Another thing, which I’ll admit seems a little intimidating to me is, the speeds & feeds. Since I’ve technically not cut anything with this machine before, is the toolpath automatically generated?
a circle with fillet… yeah that’s basically 2.5D. Basically anywhere where you think in “layers” is 2.5D
On subtractive vs additive… When 3D printing, you are adding plastic one layer at a time… while with CNC, you start with a block and remove material (from the top)… e.g. subtractive. Each has their strengths and weaknesses, and I’d suggest starting to really try to think about removing material from the get go… the sooner you get your brain to be there the quicker you feel more “native” in this world.

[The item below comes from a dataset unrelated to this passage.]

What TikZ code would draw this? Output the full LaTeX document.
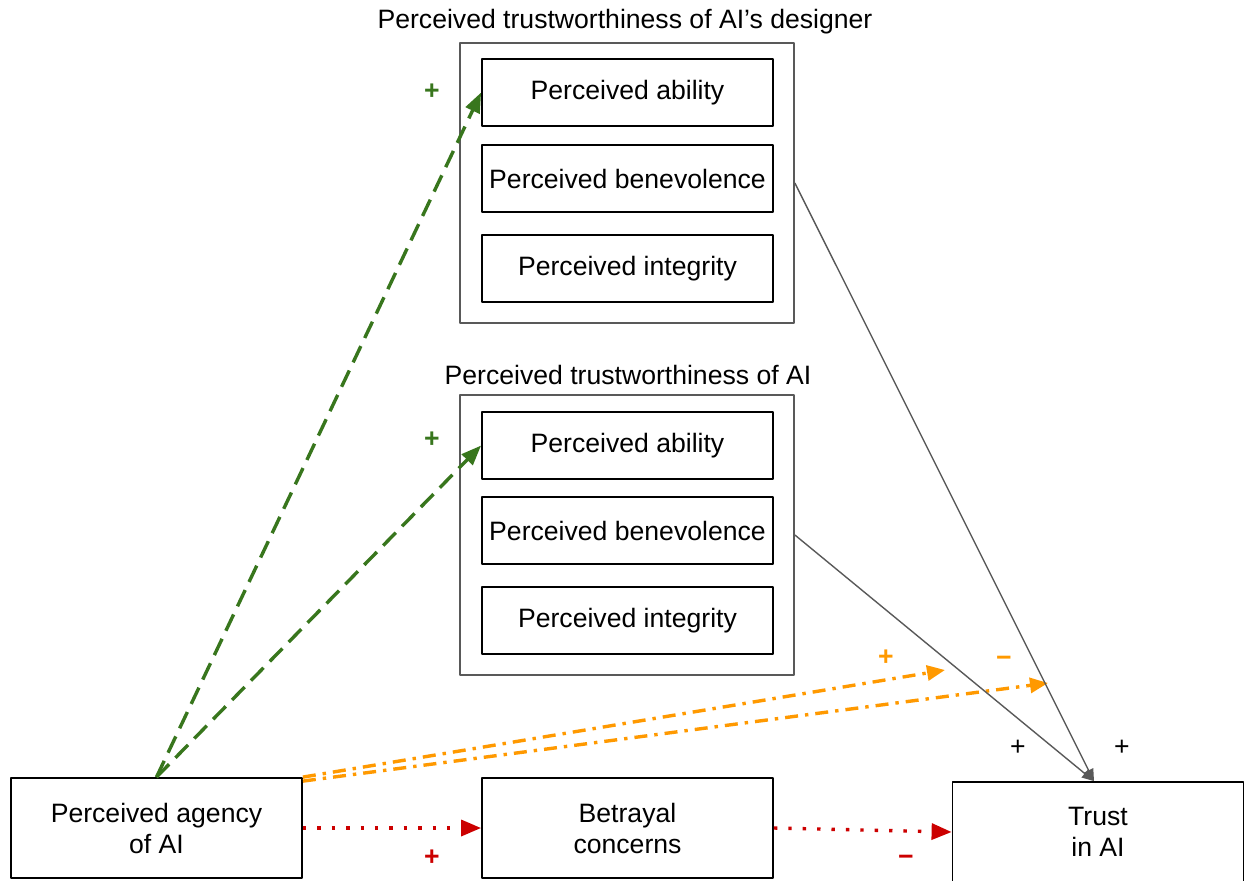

On speeds and feeds. You will find a billion youtube videos, articles etc about the math to get the perfect S&F etc… But the reality is that you first need to get over the desire to get the “perfect” S&F… there is no such universal thing. And it does not matter!
Every material has a range of S&F that works for that material. Wood has a VERY wide range. Things like polycarbonate or aluminum have a much narrower range. As long as you’re in that range, you get a decent result. Typically the high speed end of the range gets you great cut times, but at the price of a bit of cut quality… while at the low end you may end up taking a LOT of time (and if you go TOO low you can get some burn marks on your work). With that said, when you’re not sure, it’s almost never wrong to just start conservatively low. Carbide Create comes with a set of reasonable “middle of the pack” S&F built in so you could just pick those (or even go a little lower). This lets you focus on the design, not the “hard” S&F.
My C3D compact router has only 1 collet nut. So, the stop button and a single wrench are all I can do.
If I only insert the bit to the depth of the collet then on some longer bits, even #201 I have to lower the sweepy mount down so far that the clamp is holding only on one screw. Is that your experience as well? I have been trying to have the sweepy brushes down to about 1/8” above the end of the bit. Maybe that is too low.